Problem:
Write out the listing below without alteration, omitting its pictures.
*****
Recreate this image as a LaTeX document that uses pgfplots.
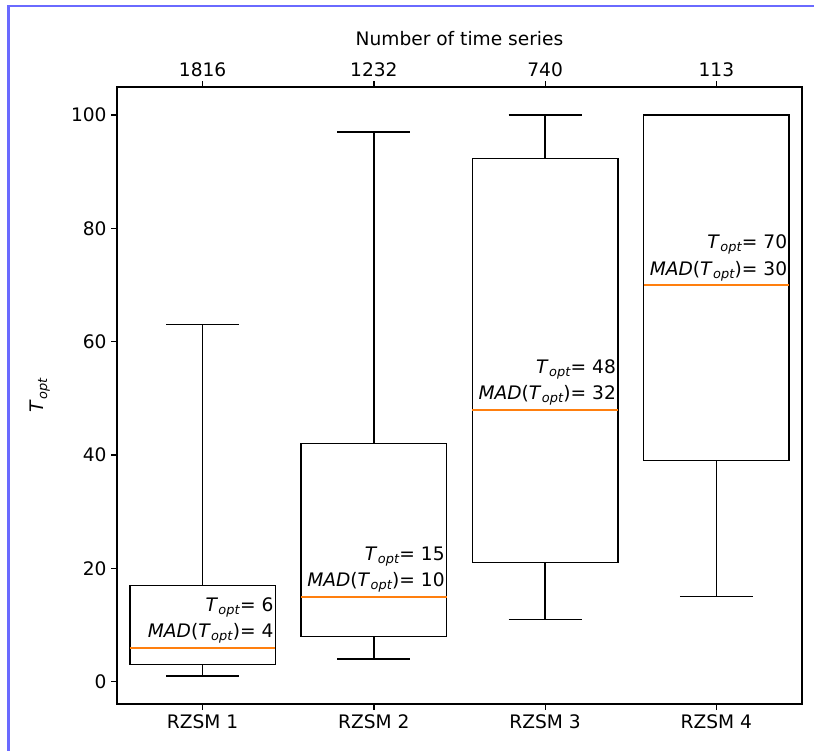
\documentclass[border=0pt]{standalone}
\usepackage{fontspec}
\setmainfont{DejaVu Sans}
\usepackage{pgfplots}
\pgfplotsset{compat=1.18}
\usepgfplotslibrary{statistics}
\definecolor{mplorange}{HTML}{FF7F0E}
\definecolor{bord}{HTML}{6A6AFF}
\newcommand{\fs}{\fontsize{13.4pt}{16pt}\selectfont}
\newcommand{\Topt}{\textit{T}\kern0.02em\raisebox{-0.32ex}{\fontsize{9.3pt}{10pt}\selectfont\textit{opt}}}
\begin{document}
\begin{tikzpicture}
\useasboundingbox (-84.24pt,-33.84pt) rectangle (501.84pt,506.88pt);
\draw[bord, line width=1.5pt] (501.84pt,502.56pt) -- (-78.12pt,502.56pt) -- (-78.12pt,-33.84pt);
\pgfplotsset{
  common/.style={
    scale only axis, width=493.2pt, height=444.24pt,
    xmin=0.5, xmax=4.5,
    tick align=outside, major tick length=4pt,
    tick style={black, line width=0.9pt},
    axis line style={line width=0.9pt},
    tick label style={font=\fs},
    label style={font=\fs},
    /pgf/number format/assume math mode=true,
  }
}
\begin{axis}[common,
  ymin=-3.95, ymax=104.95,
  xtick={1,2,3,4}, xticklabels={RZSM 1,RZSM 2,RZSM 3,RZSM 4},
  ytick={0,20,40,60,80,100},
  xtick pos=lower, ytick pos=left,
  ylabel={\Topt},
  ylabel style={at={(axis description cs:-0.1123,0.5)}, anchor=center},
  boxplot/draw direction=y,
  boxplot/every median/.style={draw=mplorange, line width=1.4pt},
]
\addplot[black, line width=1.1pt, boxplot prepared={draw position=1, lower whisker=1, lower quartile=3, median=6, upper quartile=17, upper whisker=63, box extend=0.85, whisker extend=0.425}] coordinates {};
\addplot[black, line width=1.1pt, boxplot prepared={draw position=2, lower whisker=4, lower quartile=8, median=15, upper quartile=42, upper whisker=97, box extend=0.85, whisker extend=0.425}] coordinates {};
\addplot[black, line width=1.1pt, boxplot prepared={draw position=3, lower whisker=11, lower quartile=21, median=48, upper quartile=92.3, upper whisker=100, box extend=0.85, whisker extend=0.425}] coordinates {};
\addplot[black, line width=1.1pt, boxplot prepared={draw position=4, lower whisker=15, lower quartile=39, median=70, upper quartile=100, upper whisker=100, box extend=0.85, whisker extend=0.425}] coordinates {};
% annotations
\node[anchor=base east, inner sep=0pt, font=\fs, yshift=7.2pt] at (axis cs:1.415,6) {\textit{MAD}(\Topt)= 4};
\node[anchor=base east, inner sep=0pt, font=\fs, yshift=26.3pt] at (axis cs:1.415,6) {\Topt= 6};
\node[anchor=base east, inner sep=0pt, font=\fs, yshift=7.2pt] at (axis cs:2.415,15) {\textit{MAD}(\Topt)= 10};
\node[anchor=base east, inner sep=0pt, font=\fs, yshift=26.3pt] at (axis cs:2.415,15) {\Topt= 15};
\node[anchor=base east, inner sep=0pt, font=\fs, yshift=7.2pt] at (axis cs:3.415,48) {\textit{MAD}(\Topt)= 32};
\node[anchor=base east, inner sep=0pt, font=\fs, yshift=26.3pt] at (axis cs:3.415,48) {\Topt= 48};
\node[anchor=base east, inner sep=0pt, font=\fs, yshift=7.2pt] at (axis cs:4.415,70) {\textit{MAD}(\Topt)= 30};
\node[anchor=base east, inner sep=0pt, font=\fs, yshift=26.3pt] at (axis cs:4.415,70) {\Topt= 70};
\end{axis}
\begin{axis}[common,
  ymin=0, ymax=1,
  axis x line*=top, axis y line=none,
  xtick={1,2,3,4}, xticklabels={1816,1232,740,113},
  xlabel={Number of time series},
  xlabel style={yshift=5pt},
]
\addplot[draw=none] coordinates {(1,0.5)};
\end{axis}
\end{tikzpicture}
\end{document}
*****
Exercise result:
Recreate this image as a LaTeX document that uses pgfplots.
\documentclass[border=0pt]{standalone}
\usepackage{fontspec}
\setmainfont{DejaVu Sans}
\usepackage{pgfplots}
\pgfplotsset{compat=1.18}
\usepgfplotslibrary{statistics}
\definecolor{mplorange}{HTML}{FF7F0E}
\definecolor{bord}{HTML}{6A6AFF}
\newcommand{\fs}{\fontsize{13.4pt}{16pt}\selectfont}
\newcommand{\Topt}{\textit{T}\kern0.02em\raisebox{-0.32ex}{\fontsize{9.3pt}{10pt}\selectfont\textit{opt}}}
\begin{document}
\begin{tikzpicture}
\useasboundingbox (-84.24pt,-33.84pt) rectangle (501.84pt,506.88pt);
\draw[bord, line width=1.5pt] (501.84pt,502.56pt) -- (-78.12pt,502.56pt) -- (-78.12pt,-33.84pt);
\pgfplotsset{
  common/.style={
    scale only axis, width=493.2pt, height=444.24pt,
    xmin=0.5, xmax=4.5,
    tick align=outside, major tick length=4pt,
    tick style={black, line width=0.9pt},
    axis line style={line width=0.9pt},
    tick label style={font=\fs},
    label style={font=\fs},
    /pgf/number format/assume math mode=true,
  }
}
\begin{axis}[common,
  ymin=-3.95, ymax=104.95,
  xtick={1,2,3,4}, xticklabels={RZSM 1,RZSM 2,RZSM 3,RZSM 4},
  ytick={0,20,40,60,80,100},
  xtick pos=lower, ytick pos=left,
  ylabel={\Topt},
  ylabel style={at={(axis description cs:-0.1123,0.5)}, anchor=center},
  boxplot/draw direction=y,
  boxplot/every median/.style={draw=mplorange, line width=1.4pt},
]
\addplot[black, line width=1.1pt, boxplot prepared={draw position=1, lower whisker=1, lower quartile=3, median=6, upper quartile=17, upper whisker=63, box extend=0.85, whisker extend=0.425}] coordinates {};
\addplot[black, line width=1.1pt, boxplot prepared={draw position=2, lower whisker=4, lower quartile=8, median=15, upper quartile=42, upper whisker=97, box extend=0.85, whisker extend=0.425}] coordinates {};
\addplot[black, line width=1.1pt, boxplot prepared={draw position=3, lower whisker=11, lower quartile=21, median=48, upper quartile=92.3, upper whisker=100, box extend=0.85, whisker extend=0.425}] coordinates {};
\addplot[black, line width=1.1pt, boxplot prepared={draw position=4, lower whisker=15, lower quartile=39, median=70, upper quartile=100, upper whisker=100, box extend=0.85, whisker extend=0.425}] coordinates {};
% annotations
\node[anchor=base east, inner sep=0pt, font=\fs, yshift=7.2pt] at (axis cs:1.415,6) {\textit{MAD}(\Topt)= 4};
\node[anchor=base east, inner sep=0pt, font=\fs, yshift=26.3pt] at (axis cs:1.415,6) {\Topt= 6};
\node[anchor=base east, inner sep=0pt, font=\fs, yshift=7.2pt] at (axis cs:2.415,15) {\textit{MAD}(\Topt)= 10};
\node[anchor=base east, inner sep=0pt, font=\fs, yshift=26.3pt] at (axis cs:2.415,15) {\Topt= 15};
\node[anchor=base east, inner sep=0pt, font=\fs, yshift=7.2pt] at (axis cs:3.415,48) {\textit{MAD}(\Topt)= 32};
\node[anchor=base east, inner sep=0pt, font=\fs, yshift=26.3pt] at (axis cs:3.415,48) {\Topt= 48};
\node[anchor=base east, inner sep=0pt, font=\fs, yshift=7.2pt] at (axis cs:4.415,70) {\textit{MAD}(\Topt)= 30};
\node[anchor=base east, inner sep=0pt, font=\fs, yshift=26.3pt] at (axis cs:4.415,70) {\Topt= 70};
\end{axis}
\begin{axis}[common,
  ymin=0, ymax=1,
  axis x line*=top, axis y line=none,
  xtick={1,2,3,4}, xticklabels={1816,1232,740,113},
  xlabel={Number of time series},
  xlabel style={yshift=5pt},
]
\addplot[draw=none] coordinates {(1,0.5)};
\end{axis}
\end{tikzpicture}
\end{document}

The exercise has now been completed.